Im Prozess wegen Körperverletzung gegen Fußball-Weltmeister Jérôme Boateng hat seine Ex-Partnerin, die auch die Mutter seiner Zwillingstöchter ist, erneut schwere Vorwürfe gegen ihn erhoben. Er habe sie im gemeinsamen Karibik-Urlaub im Juli 2018 geschlagen, angespuckt, sie beleidigt und ihr in den Kopf gebissen, sagte die Frau am Freitag vor dem Landgericht München aus. Außerdem habe er ein großes Windlicht und eine Kühltasche nach ihr geworfen. "Ich hab' geweint, richtig doll, ich hab' mich auch erschrocken", sagte die Frau. "Er hat weiter geschrien, hat weiter gewütet."
Ex-Partnerin bricht in Tränen aus
Sie habe sich an den Glasscherben des zerbrochenen Windlichts geschnitten, Hämatome und Schürfwunden erlitten. Er habe ihr gedroht, er werde dafür sorgen, dass die gemeinsamen Kinder in ein Heim kommen, wenn sie ihn wegen des Vorfalls anzeigen sollte. Als sie das sagte, brach die Frau im Gerichtssaal in Tränen aus, und die Sitzung wurde für ein paar Minuten unterbrochen. Noch aus dem Urlaub habe sie dann ihre Familienanwältin angerufen, eine Verletzung am Auge dokumentiert - und Boateng schließlich im Oktober angezeigt.
Boateng bestreitet Gewaltvorwürfe
Jérôme Boateng hatte sich zu Prozessbeginn in einer langen Erklärung geäußert, die er vor dem Landgericht vorgelesen hatte: "Nicht ich bin es, der sich nicht unter Kontrolle hat und mit Gewalt auf Streitereien in unserer Beziehung reagierte. Ich werde allenfalls laut und verteidige mich, wenn ich angegriffen werde", sagte der 35-Jährige.
Seine damalige Freundin habe ihn im Karibik-Urlaub angegriffen. Er habe sich nur gewehrt, sie weggeschubst und dabei verletzt. Das tue ihm leid und er habe sich dafür auch schon entschuldigt. "Das, was sie daraus allerdings gemacht hat, entbehrt jeglicher Grundlage und hat nahezu alles um mich, um uns herum zerstört", sagte Boateng und sprach von einem "seit Jahren andauernden Alptraum".
Richterin: "Mensch! Leute, ich fasse es nicht!"

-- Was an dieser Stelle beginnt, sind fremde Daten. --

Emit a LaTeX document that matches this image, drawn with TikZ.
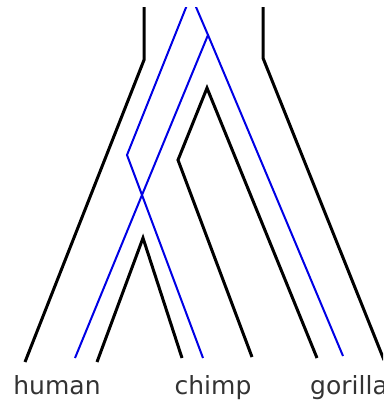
\documentclass[tikz,border=0pt]{standalone}
\usepackage{fontspec}
\setmainfont{DejaVu Sans}
\begin{document}
\begin{tikzpicture}[x=1pt,y=-1pt,
  species/.style={line width=3pt,black,line join=miter},
  gene/.style={line width=2pt,blue!90!black,line join=miter},
  taxon/.style={font=\fontsize{25}{25}\selectfont,text=black!80,inner sep=0pt,anchor=base}]
\useasboundingbox (0,0) rectangle (383,403);
\begin{scope}
\clip (0,8) rectangle (383,403);
% named points
\coordinate (hTop) at (144,0);
\coordinate (hKnee) at (144,60);
\coordinate (hEnd) at (25,362);
\coordinate (gTop) at (263,0);
\coordinate (gKnee) at (263,58);
\coordinate (gEnd) at (384,360);
\coordinate (sApex) at (143,238);
\coordinate (sL) at (97,362);
\coordinate (sR) at (182,358);
\coordinate (iApex) at (207,88);
\coordinate (iKink) at (178,160);
\coordinate (iL) at (252,357);
\coordinate (iR) at (317,358);
\coordinate (bTopL) at (189,0);
\coordinate (bKinkL) at (127,155);
\coordinate (bX) at (142,195);
\coordinate (bTopR) at (193,0);
\coordinate (bSplit) at (208,35);
\coordinate (bA) at (203,358);
\coordinate (bB) at (75,358);
\coordinate (bC) at (343,356);
% species tree outline
\draw[species] (hTop) -- (hKnee) -- (hEnd);
\draw[species] (gTop) -- (gKnee) -- (gEnd);
\draw[species] (sL) -- (sApex) -- (sR);
\draw[species] (iL) -- (iKink) -- (iApex) -- (iR);
% gene tree
\draw[gene] (bTopL) -- (bKinkL) -- (bX) -- (bA);
\draw[gene] (bTopR) -- (bSplit) -- (bX) -- (bB);
\draw[gene] (bSplit) -- (bC);
\end{scope}
\begin{scope}
\clip (0,0) rectangle (383,403);
\node[taxon] (human) at (57,394) {human};
\node[taxon] (chimp) at (213,394) {chimp};
\node[taxon,anchor=base west] (gorilla) at (310,394) {gorilla};
\end{scope}
\end{tikzpicture}
\end{document}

Als die Staatsanwältin im Kreuzverhör auf andere mutmaßliche Gewaltvorfälle zwischen der ehemaligen Lebensgefährtin und Boateng eingehen wollte, wurde sie mehrmals von der Vorsitzenden Richterin eindringlich gebeten, nur zum Vorfall in der Karibik Fragen zu stellen. Der Fall, der sechs Jahre zurückliege, werde wie ein Schwurgerichtsprozess behandelt, das stünde in keinem Verhältnis, so die Vorsitzende. Die Leidtragenden seien die beiden Kinder des Ex-Paares. Die Vorsitzende Richterin wörtlich: „Mensch! Leute ich fasse es nicht, die Kinder lesen das morgen in der Zeitung, ich sag es Euch, ganz ehrlich." Am Nachmittag entschied sich die Staatsanwaltschaft dann vorerst keine weiteren Fragen an das mutmaßliche Opfer zu stellen.

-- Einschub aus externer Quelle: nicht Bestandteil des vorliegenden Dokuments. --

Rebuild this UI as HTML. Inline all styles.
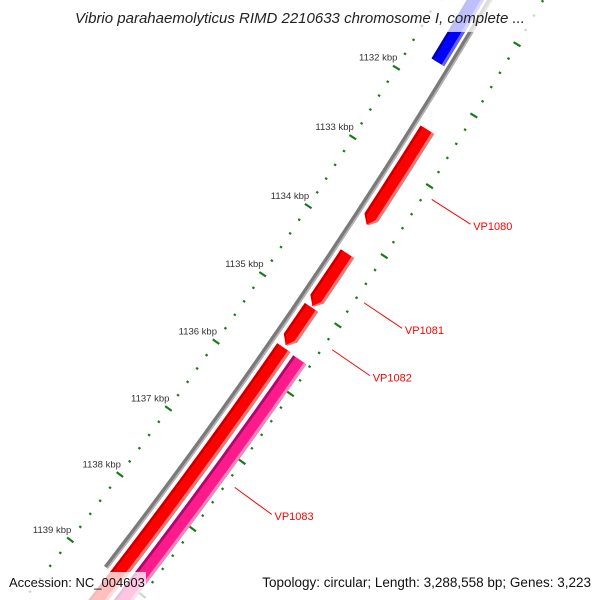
<!DOCTYPE html>
<html><head><meta charset="utf-8"><style>
html,body{margin:0;padding:0;background:#fff;width:600px;height:600px;overflow:hidden;}
svg{display:block;font-family:"Liberation Sans",sans-serif;overflow:hidden;}
</style></head><body>
<svg id="map" width="600" height="600" viewBox="0 0 600 600" xmlns="http://www.w3.org/2000/svg">
<rect x="0" y="0" width="600" height="600" fill="#fff"/>
<g id="ticks"></g>
<g id="backbone"></g>
<g id="features"></g>
<g id="labels"></g>
<rect x="64" y="0" width="472" height="32" fill="#fff" fill-opacity="0.75"/>
<text x="300" y="23" text-anchor="middle" font-size="15" font-style="italic" fill="#222">Vibrio parahaemolyticus RIMD 2210633 chromosome I, complete ...</text>
<rect x="4" y="572" width="142" height="28" fill="#fff" fill-opacity="0.75"/>
<text x="9" y="587" font-size="13" fill="#111">Accession: NC_004603</text>
<rect x="256" y="572" width="340" height="28" fill="#fff" fill-opacity="0.75"/>
<text x="591" y="587" text-anchor="end" font-size="13.5" fill="#111">Topology: circular; Length: 3,288,558 bp; Genes: 3,223</text>
</svg>
<script>
// data
const featureNames = ["blue-feature", "VP1080", "VP1081", "VP1082", "VP1083", "VP1083-cog"];
const featureStart = [1130.0, 1132.44, 1134.22, 1135.0, 1135.59, 1135.6];
const featureEnd = [1131.68, 1133.80, 1134.98, 1135.55, 1139.6, 1139.6];
const featureArrow = [0, 1, 1, 1, 0, 0];
const featureTrack = [-1, 1, 1, 1, 1, 2];
const featureColor = ["blue", "red", "red", "red", "red", "pink"];
const labelNames = ["VP1080", "VP1081", "VP1082", "VP1083"];
const labelKbp = [1133.12, 1134.6, 1135.28, 1137.3];
const tickLabelKbp = [1132, 1133, 1134, 1135, 1136, 1137, 1138, 1139];
const tickStartKbp = 1129;
const tickEndKbp = 1141;
const tickStepKbp = 0.2;

const NS = "http://www.w3.org/2000/svg";
const CX = -4320, CY = -2840.6;
const R_BACK = 5586, R_TICK_IN = 5541, R_TICK_OUT = 5632;
function ang(k){ return (31.66 + (k - 1132) * 0.848) * Math.PI / 180; }
function pt(r, k){ const a = ang(k); return [CX + r * Math.cos(a), CY + r * Math.sin(a)]; }
function f(p){ return p[0].toFixed(2) + " " + p[1].toFixed(2); }
function mk(tag, attrs, parent){
  const el = document.createElementNS(NS, tag);
  for (const k in attrs) el.setAttribute(k, attrs[k]);
  parent.appendChild(el);
  return el;
}
const palette = {
  red: ["#c00000", "#ff7070", "#ff0000"],
  pink: ["#a0106a", "#ff80c0", "#ff1a8c"],
  blue: ["#0000a0", "#6060ff", "#0000ff"]
};
const trackR = { "-1": [5566, 5581], "1": [5592, 5608], "2": [5612, 5628] };

// backbone
const bb = document.getElementById("backbone");
const b1 = mk("path", { d: "M" + f(pt(R_BACK, 1129)) + " A" + R_BACK + " " + R_BACK + " 0 0 1 " + f(pt(R_BACK, 1139)), fill: "none", stroke: "#7a7a7a", "stroke-width": 5 }, bb);


const b2 = mk("path", { d: "M" + f(pt(R_BACK + 1.6, 1129)) + " A" + (R_BACK + 1.6) + " " + (R_BACK + 1.6) + " 0 0 1 " + f(pt(R_BACK + 1.6, 1139)), fill: "none", stroke: "#b4b4b4", "stroke-width": 1.6 }, bb);



// ticks
const tg = document.getElementById("ticks");
const nT = Math.round((tickEndKbp - tickStartKbp) / tickStepKbp);
for (let i = 0; i <= nT; i++) {
  const k = tickStartKbp + i * tickStepKbp;
  const major = Math.abs(k - Math.round(k)) < 1e-6;
  const half = major ? 4 : 1.2;
  [R_TICK_IN, R_TICK_OUT].forEach((r) => {
    const l = mk("line", {}, tg);
    const p1 = pt(r - half, k), p2 = pt(r + half, k);
    l.setAttribute("x1", p1[0]); l.setAttribute("y1", p1[1]);
    l.setAttribute("x2", p2[0]); l.setAttribute("y2", p2[1]);
    l.setAttribute("stroke", "#1a7a1a"); l.setAttribute("stroke-width", 2.2);
    
    
  });
}
tickLabelKbp.forEach((k) => {
  const p = pt(R_TICK_IN, k);
  const t = mk("text", { x: (p[0] + 1).toFixed(1), y: (p[1] - 7).toFixed(1), "text-anchor": "end", "font-size": 9.5, fill: "#333" }, tg);
  t.textContent = k + " kbp";
  
  
});

// features
function featPath(s, e, r1, r2, dir){
  const h = 0.1, rm = (r1 + r2) / 2;
  if (dir === 1) {
    return "M" + f(pt(r1, s)) + " A" + r1 + " " + r1 + " 0 0 1 " + f(pt(r1, e - h)) +
      " L" + f(pt(rm, e)) + " L" + f(pt(r2, e - h)) + " A" + r2 + " " + r2 + " 0 0 0 " + f(pt(r2, s)) + " Z";
  }
  return "M" + f(pt(r1, s)) + " A" + r1 + " " + r1 + " 0 0 1 " + f(pt(r1, e)) +
    " L" + f(pt(r2, e)) + " A" + r2 + " " + r2 + " 0 0 0 " + f(pt(r2, s)) + " Z";
}
const fg = document.getElementById("features");
for (let i = 0; i < featureNames.length; i++) {
  const rr = trackR[String(featureTrack[i])];
  const col = palette[featureColor[i]];
  const g = mk("g", {}, fg);
  
  
  const s = featureStart[i], e = featureEnd[i], d = featureArrow[i];
  mk("path", { d: featPath(s, e, rr[0], rr[1], d), fill: col[0] }, g);
  mk("path", { d: featPath(s, e, rr[0] + 3, rr[1], d), fill: col[1] }, g);
  mk("path", { d: featPath(s, e, rr[0] + 3, rr[1] - 3, d), fill: col[2] }, g);
}

// labels
const lg = document.getElementById("labels");
for (let i = 0; i < labelNames.length; i++) {
  const k = labelKbp[i];
  const p1 = pt(5641, k), p2 = pt(5687, k), p3 = pt(5689, k);
  const l = mk("line", { x1: p1[0], y1: p1[1], x2: p2[0], y2: p2[1], stroke: "#ff0000", "stroke-width": 1 }, lg);
  
  
  const t = mk("text", { x: (p3[0] + 1).toFixed(1), y: (p3[1] + 4.5).toFixed(1), "font-size": 11, fill: "#ff0000" }, lg);
  t.textContent = labelNames[i];
  
  
}
</script>
</body></html>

Vorangegangenes Urteil aufgehoben – Neuverhandlung
Es ist bereits das vierte Mal, dass sich ein Gericht mit dem Vorfall in einem Karibik-Urlaub im Jahr 2018 befasst. Das Verfahren gegen den langjährigen Verteidiger des FC Bayern München, der gerade vom italienischen Club US Salernitana zum Linzer ASK in Österreich wechselte, zieht sich also schon lange hin. 2019 wurde Anklage erhoben, 2021 verhängte das Amtsgericht München eine Geldstrafe von 60 Tagessätzen zu je 30.000 Euro, also insgesamt 1,8 Millionen Euro.
Das Landgericht München verurteilte Boateng dann im Oktober 2022 in zweiter Instanz wegen Körperverletzung und Beleidigung zu einer Geldstrafe von 120 Tagessätzen zu je 10.000 Euro - insgesamt 1,2 Millionen Euro. Doch das Bayerische Oberste Landesgericht kassierte das Urteil und der Prozess wurde ein weiteres Mal aufgerollt.